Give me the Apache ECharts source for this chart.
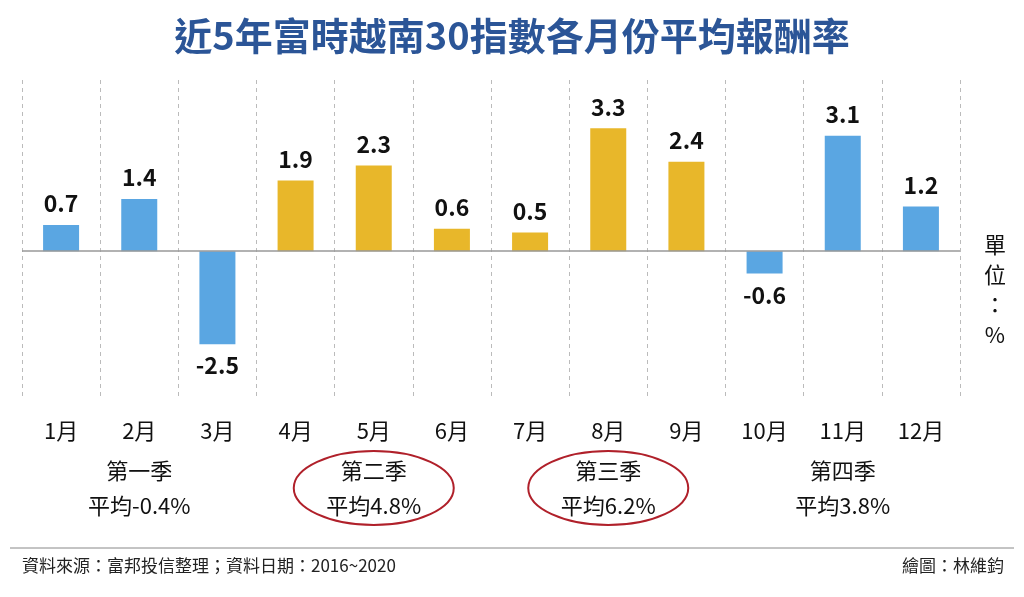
<!DOCTYPE html>
<html>
<head>
<meta charset="utf-8">
<script src="https://cdn.jsdelivr.net/npm/echarts@6/dist/echarts.min.js"></script>
<style>
  html, body { margin: 0; padding: 0; background: #fff; }
  #chart { width: 1024px; height: 597px; }
</style>
</head>
<body>
<div id="chart"></div>
<script>
// 月份與平均報酬率(%)
const months = ['1月', '2月', '3月', '4月', '5月', '6月', '7月', '8月', '9月', '10月', '11月', '12月']
const returns = [0.7, 1.4, -2.5, 1.9, 2.3, 0.6, 0.5, 3.3, 2.4, -0.6, 3.1, 1.2]
const quarterNames = ['第一季', '第二季', '第三季', '第四季']
const quarterAvg = ['平均-0.4%', '平均4.8%', '平均6.2%', '平均3.8%']

const blue = '#5aa6e2'
const yellow = '#e8b72a'
const font = '"Noto Sans CJK TC", "Noto Sans", sans-serif'

const chart = echarts.init(document.getElementById('chart'))

// 季別說明放在每三個月的中間
const left = 22
const right = 960
const colW = (right - left) / 12
const graphics = []
quarterNames.forEach((q, i) => {
    const cx = left + colW * (i * 3 + 1.5)
    if (i === 1 || i === 2) {
        graphics.push({
            type: 'ellipse',
            shape: { cx: cx, cy: 488, rx: 80, ry: 37 },
            style: { fill: 'none', stroke: '#b0202a', lineWidth: 2 }
        })
    }
    graphics.push({
        type: 'text', x: cx, y: 471,
        style: { text: q, font: '22px ' + font, fill: '#111', textAlign: 'center', textVerticalAlign: 'middle' }
    })
    graphics.push({
        type: 'text', x: cx, y: 506,
        style: { text: quarterAvg[i], font: '22px ' + font, fill: '#111', textAlign: 'center', textVerticalAlign: 'middle' }
    })
})
graphics.push(
    { type: 'line', shape: { x1: 10, y1: 548, x2: 1014, y2: 548 }, style: { stroke: '#888', lineWidth: 1 } },
    { type: 'text', x: 22, y: 566, style: { text: '資料來源：富邦投信整理；資料日期：2016~2020', font: '17px ' + font, fill: '#222', textVerticalAlign: 'middle' } },
    { type: 'text', x: 1004, y: 566, style: { text: '繪圖：林維鈞', font: '17px ' + font, fill: '#222', textAlign: 'right', textVerticalAlign: 'middle' } },
    { type: 'text', x: 995, y: 290, style: { text: '單\n位\n：\n%', font: '22px ' + font, fill: '#111', textAlign: 'center', textVerticalAlign: 'middle', lineHeight: 30 } }
)

const option = {
    backgroundColor: '#fff',
    title: {
        text: '近5年富時越南30指數各月份平均報酬率',
        left: 'center',
        top: 12,
        textStyle: { color: '#2b5597', fontSize: 38, fontWeight: 'bold', fontFamily: font }
    },
    grid: { left: left, right: 1024 - right, top: 80, height: 320 },
    xAxis: {
        type: 'category',
        data: months,
        axisLine: { show: false },
        axisTick: { show: false },
        splitLine: { show: true, lineStyle: { color: '#bbb', type: [4, 4] } },
        axisLabel: { margin: 20, fontSize: 22, color: '#111', fontFamily: font }
    },
    yAxis: {
        type: 'value',
        min: -4,
        max: 4.6,
        show: false
    },
    series: [{
        type: 'bar',
        barWidth: 36,
        data: returns.map((v, i) => ({
            value: v,
            itemStyle: { color: (i >= 3 && i <= 8) ? yellow : blue }
        })),
        label: {
            show: true,
            position: 'outside',
            formatter: p => p.value.toFixed(1),
            fontSize: 23,
            fontWeight: 'bold',
            color: '#111',
            fontFamily: font,
            distance: 10
        },
        markLine: {
            symbol: 'none',
            silent: true,
            label: { show: false },
            lineStyle: { color: '#999', type: 'solid', width: 1.5 },
            data: [{ yAxis: 0 }]
        }
    }],
    graphic: graphics
}
chart.setOption(option)
</script>
</body>
</html>
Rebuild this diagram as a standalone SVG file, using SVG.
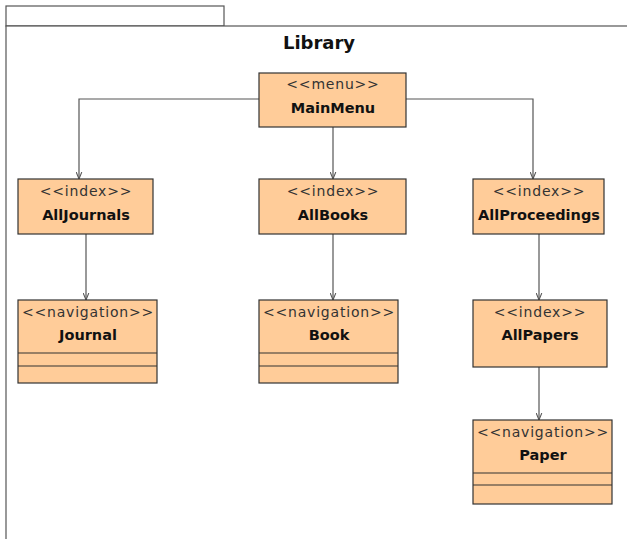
<svg xmlns="http://www.w3.org/2000/svg" width="627" height="539" viewBox="0 0 627 539">
<style>
.pkg{fill:#fff;stroke:#555;stroke-width:1.2}
.box{fill:#FFCC99;stroke:#333;stroke-width:1.2}
.sep{stroke:#333;stroke-width:1.2}
.st{font-family:"DejaVu Sans",sans-serif;font-size:14px;fill:#333;text-anchor:middle;letter-spacing:0.8px}
.nm{font-family:"DejaVu Sans",sans-serif;font-size:14.5px;font-weight:bold;fill:#111;text-anchor:middle}
.title{font-family:"DejaVu Sans",sans-serif;font-size:18px;font-weight:bold;fill:#111;text-anchor:middle}
.con{fill:none;stroke:#555;stroke-width:1.2;marker-end:url(#arr)}
</style>
<defs>
<marker id="arr" viewBox="0 0 10 10" refX="10" refY="5" markerWidth="7" markerHeight="7" markerUnits="userSpaceOnUse" orient="auto">
<path d="M0,1 L10,5 L0,9" fill="none" stroke="#555" stroke-width="1.5"/>
</marker>
</defs>
<g id="package">
<rect class="pkg" x="6" y="6" width="218" height="20"/>
<rect class="pkg" x="6" y="26" width="660" height="560"/>
<text class="title" x="319" y="49">Library</text>
</g>
<g id="connectors">
<path class="con" d="M259,99 H79 V179"/>
<path class="con" d="M406,99 H533 V179"/>
<path class="con" d="M333,127 V179"/>
<path class="con" d="M86,234 V300"/>
<path class="con" d="M333,234 V300"/>
<path class="con" d="M539,234 V300"/>
<path class="con" d="M539,367 V420"/>
</g>
<g id="MainMenu">
<rect class="box" x="259" y="73" width="147" height="54"/>
<text class="st" x="333" y="89">&lt;&lt;menu&gt;&gt;</text>
<text class="nm" x="333" y="113">MainMenu</text>
</g>
<g id="AllJournals">
<rect class="box" x="18" y="179" width="135" height="55"/>
<text class="st" x="86" y="196">&lt;&lt;index&gt;&gt;</text>
<text class="nm" x="86" y="220">AllJournals</text>
</g>
<g id="AllBooks">
<rect class="box" x="259" y="179" width="147" height="55"/>
<text class="st" x="333" y="196">&lt;&lt;index&gt;&gt;</text>
<text class="nm" x="333" y="220">AllBooks</text>
</g>
<g id="AllProceedings">
<rect class="box" x="473" y="179" width="131" height="55"/>
<text class="st" x="539" y="196">&lt;&lt;index&gt;&gt;</text>
<text class="nm" x="539" y="220">AllProceedings</text>
</g>
<g id="Journal">
<rect class="box" x="18" y="300" width="139" height="83"/>
<line class="sep" x1="18" y1="353" x2="157" y2="353"/>
<line class="sep" x1="18" y1="366" x2="157" y2="366"/>
<text class="st" x="88" y="317">&lt;&lt;navigation&gt;&gt;</text>
<text class="nm" x="88" y="340">Journal</text>
</g>
<g id="Book">
<rect class="box" x="259" y="300" width="139" height="83"/>
<line class="sep" x1="259" y1="353" x2="398" y2="353"/>
<line class="sep" x1="259" y1="366" x2="398" y2="366"/>
<text class="st" x="329" y="317">&lt;&lt;navigation&gt;&gt;</text>
<text class="nm" x="329" y="340">Book</text>
</g>
<g id="AllPapers">
<rect class="box" x="473" y="300" width="134" height="67"/>
<text class="st" x="540" y="317">&lt;&lt;index&gt;&gt;</text>
<text class="nm" x="540" y="340">AllPapers</text>
</g>
<g id="Paper">
<rect class="box" x="473" y="420" width="139" height="84"/>
<line class="sep" x1="473" y1="473" x2="612" y2="473"/>
<line class="sep" x1="473" y1="485" x2="612" y2="485"/>
<text class="st" x="543" y="437">&lt;&lt;navigation&gt;&gt;</text>
<text class="nm" x="543" y="460">Paper</text>
</g>
</svg>
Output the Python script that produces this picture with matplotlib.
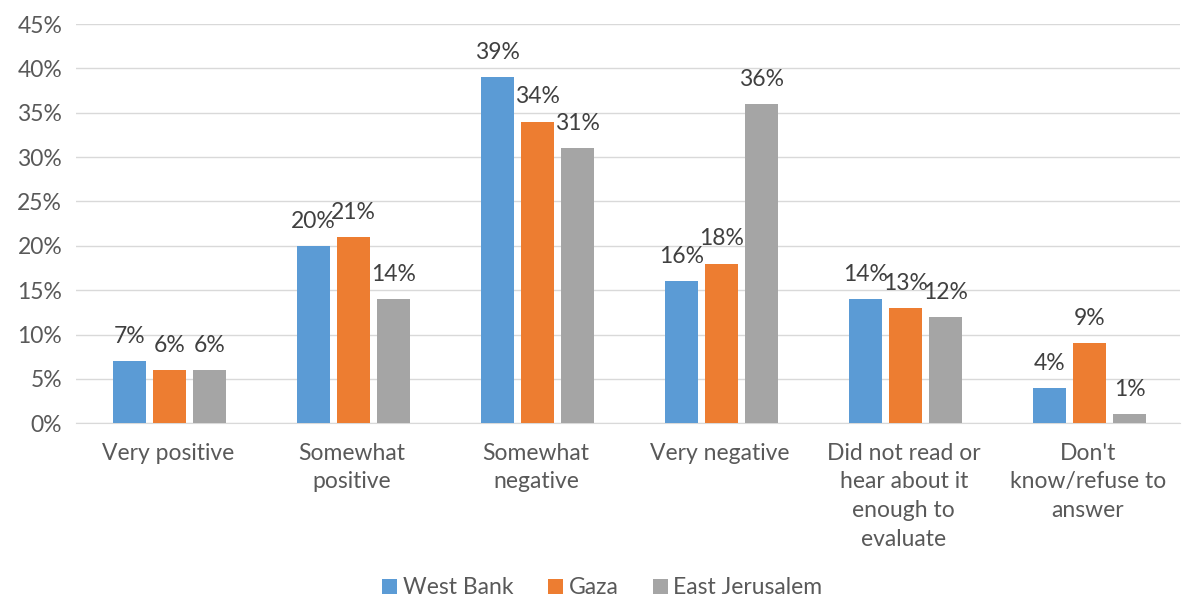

▸ Task brief
Quote the full listing above word for word; exclude every picture from the copy.

▸ Solution below
Give me the Apache ECharts source for this chart.
<!DOCTYPE html>
<html>
<head>
<meta charset="utf-8">
<script src="https://cdn.jsdelivr.net/npm/echarts@6/dist/echarts.min.js"></script>
<style>
  html, body { margin: 0; padding: 0; background: #fff; }
  #chart { width: 1024px; height: 597px; }
</style>
</head>
<body>
<div id="chart"></div>
<script>
// 月份與平均報酬率(%)
const months = ['1月', '2月', '3月', '4月', '5月', '6月', '7月', '8月', '9月', '10月', '11月', '12月']
const returns = [0.7, 1.4, -2.5, 1.9, 2.3, 0.6, 0.5, 3.3, 2.4, -0.6, 3.1, 1.2]
const quarterNames = ['第一季', '第二季', '第三季', '第四季']
const quarterAvg = ['平均-0.4%', '平均4.8%', '平均6.2%', '平均3.8%']

const blue = '#5aa6e2'
const yellow = '#e8b72a'
const font = '"Noto Sans CJK TC", "Noto Sans", sans-serif'

const chart = echarts.init(document.getElementById('chart'))

// 季別說明放在每三個月的中間
const left = 22
const right = 960
const colW = (right - left) / 12
const graphics = []
quarterNames.forEach((q, i) => {
    const cx = left + colW * (i * 3 + 1.5)
    if (i === 1 || i === 2) {
        graphics.push({
            type: 'ellipse',
            shape: { cx: cx, cy: 488, rx: 80, ry: 37 },
            style: { fill: 'none', stroke: '#b0202a', lineWidth: 2 }
        })
    }
    graphics.push({
        type: 'text', x: cx, y: 471,
        style: { text: q, font: '22px ' + font, fill: '#111', textAlign: 'center', textVerticalAlign: 'middle' }
    })
    graphics.push({
        type: 'text', x: cx, y: 506,
        style: { text: quarterAvg[i], font: '22px ' + font, fill: '#111', textAlign: 'center', textVerticalAlign: 'middle' }
    })
})
graphics.push(
    { type: 'line', shape: { x1: 10, y1: 548, x2: 1014, y2: 548 }, style: { stroke: '#888', lineWidth: 1 } },
    { type: 'text', x: 22, y: 566, style: { text: '資料來源：富邦投信整理；資料日期：2016~2020', font: '17px ' + font, fill: '#222', textVerticalAlign: 'middle' } },
    { type: 'text', x: 1004, y: 566, style: { text: '繪圖：林維鈞', font: '17px ' + font, fill: '#222', textAlign: 'right', textVerticalAlign: 'middle' } },
    { type: 'text', x: 995, y: 290, style: { text: '單\n位\n：\n%', font: '22px ' + font, fill: '#111', textAlign: 'center', textVerticalAlign: 'middle', lineHeight: 30 } }
)

const option = {
    backgroundColor: '#fff',
    title: {
        text: '近5年富時越南30指數各月份平均報酬率',
        left: 'center',
        top: 12,
        textStyle: { color: '#2b5597', fontSize: 38, fontWeight: 'bold', fontFamily: font }
    },
    grid: { left: left, right: 1024 - right, top: 80, height: 320 },
    xAxis: {
        type: 'category',
        data: months,
        axisLine: { show: false },
        axisTick: { show: false },
        splitLine: { show: true, lineStyle: { color: '#bbb', type: [4, 4] } },
        axisLabel: { margin: 20, fontSize: 22, color: '#111', fontFamily: font }
    },
    yAxis: {
        type: 'value',
        min: -4,
        max: 4.6,
        show: false
    },
    series: [{
        type: 'bar',
        barWidth: 36,
        data: returns.map((v, i) => ({
            value: v,
            itemStyle: { color: (i >= 3 && i <= 8) ? yellow : blue }
        })),
        label: {
            show: true,
            position: 'outside',
            formatter: p => p.value.toFixed(1),
            fontSize: 23,
            fontWeight: 'bold',
            color: '#111',
            fontFamily: font,
            distance: 10
        },
        markLine: {
            symbol: 'none',
            silent: true,
            label: { show: false },
            lineStyle: { color: '#999', type: 'solid', width: 1.5 },
            data: [{ yAxis: 0 }]
        }
    }],
    graphic: graphics
}
chart.setOption(option)
</script>
</body>
</html>
Rebuild this diagram as a standalone SVG file, using SVG.
<svg xmlns="http://www.w3.org/2000/svg" width="627" height="539" viewBox="0 0 627 539">
<style>
.pkg{fill:#fff;stroke:#555;stroke-width:1.2}
.box{fill:#FFCC99;stroke:#333;stroke-width:1.2}
.sep{stroke:#333;stroke-width:1.2}
.st{font-family:"DejaVu Sans",sans-serif;font-size:14px;fill:#333;text-anchor:middle;letter-spacing:0.8px}
.nm{font-family:"DejaVu Sans",sans-serif;font-size:14.5px;font-weight:bold;fill:#111;text-anchor:middle}
.title{font-family:"DejaVu Sans",sans-serif;font-size:18px;font-weight:bold;fill:#111;text-anchor:middle}
.con{fill:none;stroke:#555;stroke-width:1.2;marker-end:url(#arr)}
</style>
<defs>
<marker id="arr" viewBox="0 0 10 10" refX="10" refY="5" markerWidth="7" markerHeight="7" markerUnits="userSpaceOnUse" orient="auto">
<path d="M0,1 L10,5 L0,9" fill="none" stroke="#555" stroke-width="1.5"/>
</marker>
</defs>
<g id="package">
<rect class="pkg" x="6" y="6" width="218" height="20"/>
<rect class="pkg" x="6" y="26" width="660" height="560"/>
<text class="title" x="319" y="49">Library</text>
</g>
<g id="connectors">
<path class="con" d="M259,99 H79 V179"/>
<path class="con" d="M406,99 H533 V179"/>
<path class="con" d="M333,127 V179"/>
<path class="con" d="M86,234 V300"/>
<path class="con" d="M333,234 V300"/>
<path class="con" d="M539,234 V300"/>
<path class="con" d="M539,367 V420"/>
</g>
<g id="MainMenu">
<rect class="box" x="259" y="73" width="147" height="54"/>
<text class="st" x="333" y="89">&lt;&lt;menu&gt;&gt;</text>
<text class="nm" x="333" y="113">MainMenu</text>
</g>
<g id="AllJournals">
<rect class="box" x="18" y="179" width="135" height="55"/>
<text class="st" x="86" y="196">&lt;&lt;index&gt;&gt;</text>
<text class="nm" x="86" y="220">AllJournals</text>
</g>
<g id="AllBooks">
<rect class="box" x="259" y="179" width="147" height="55"/>
<text class="st" x="333" y="196">&lt;&lt;index&gt;&gt;</text>
<text class="nm" x="333" y="220">AllBooks</text>
</g>
<g id="AllProceedings">
<rect class="box" x="473" y="179" width="131" height="55"/>
<text class="st" x="539" y="196">&lt;&lt;index&gt;&gt;</text>
<text class="nm" x="539" y="220">AllProceedings</text>
</g>
<g id="Journal">
<rect class="box" x="18" y="300" width="139" height="83"/>
<line class="sep" x1="18" y1="353" x2="157" y2="353"/>
<line class="sep" x1="18" y1="366" x2="157" y2="366"/>
<text class="st" x="88" y="317">&lt;&lt;navigation&gt;&gt;</text>
<text class="nm" x="88" y="340">Journal</text>
</g>
<g id="Book">
<rect class="box" x="259" y="300" width="139" height="83"/>
<line class="sep" x1="259" y1="353" x2="398" y2="353"/>
<line class="sep" x1="259" y1="366" x2="398" y2="366"/>
<text class="st" x="329" y="317">&lt;&lt;navigation&gt;&gt;</text>
<text class="nm" x="329" y="340">Book</text>
</g>
<g id="AllPapers">
<rect class="box" x="473" y="300" width="134" height="67"/>
<text class="st" x="540" y="317">&lt;&lt;index&gt;&gt;</text>
<text class="nm" x="540" y="340">AllPapers</text>
</g>
<g id="Paper">
<rect class="box" x="473" y="420" width="139" height="84"/>
<line class="sep" x1="473" y1="473" x2="612" y2="473"/>
<line class="sep" x1="473" y1="485" x2="612" y2="485"/>
<text class="st" x="543" y="437">&lt;&lt;navigation&gt;&gt;</text>
<text class="nm" x="543" y="460">Paper</text>
</g>
</svg>
Output the Python script that produces this picture with matplotlib.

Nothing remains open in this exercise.